Nel 2021 è stato invece pubblicato uno studio, condotto da tre ricercatori italiani, che ha indagato gli effetti del Jobs Act, ossia le riforme del mercato del lavoro introdotte dal 2014 in poi dal governo Renzi, sulle decisioni delle famiglie riguardanti la natalità. Tra le altre cose con il Jobs Act è stato eliminato l’obbligo di reintegro per i licenziamenti senza giusta causa nelle aziende con più di 15 dipendenti. Grazie al fatto che questa modifica si applica soltanto a certe aziende, e non a tutte, i ricercatori hanno potuto analizzare con maggiore precisione gli effetti della misura. Secondo lo studio, con il Jobs Act le donne che lavorano in grandi imprese hanno registrato un calo di 1,4 punti percentuali della probabilità di avere figli. Questo effetto è stato più forte per le donne più giovani, per quelle senza figli, con basse qualifiche, bassi salari e per quelle che vivono nelle regioni meridionali del Paese.
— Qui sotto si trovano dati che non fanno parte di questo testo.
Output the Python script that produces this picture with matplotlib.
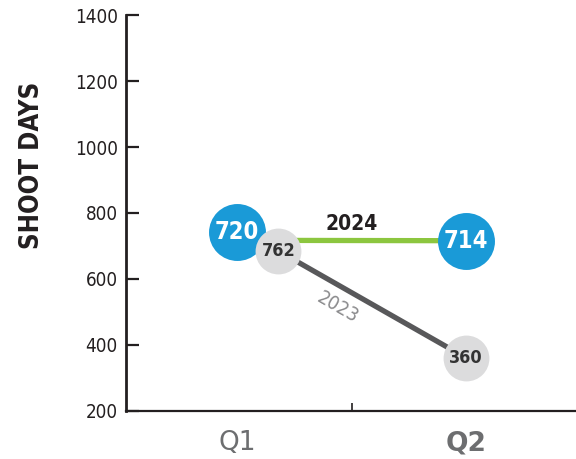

Ricapitolando: diversi studi internazionali, condotti prendendo come esempio anche il caso italiano, hanno evidenziato come l’aumento dell’incertezza lavorativa (e quindi della precarietà) possa avere un effetto sull’abbassamento della fertilità delle famiglie (e quindi sulla crisi demografica). Nonostante questi risultati, è necessario comunque sottolineare che la letteratura scientifica sul tema è tutt’altro che definitiva. Per esempio un aspetto da indagare maggiormente riguarda il modo in cui i cittadini e i lavoratori (i cosiddetti “agenti economici”, come sono chiamati dagli economisti) adatteranno le loro scelte in materia di fertilità con il consolidarsi di un mercato del lavoro più flessibile.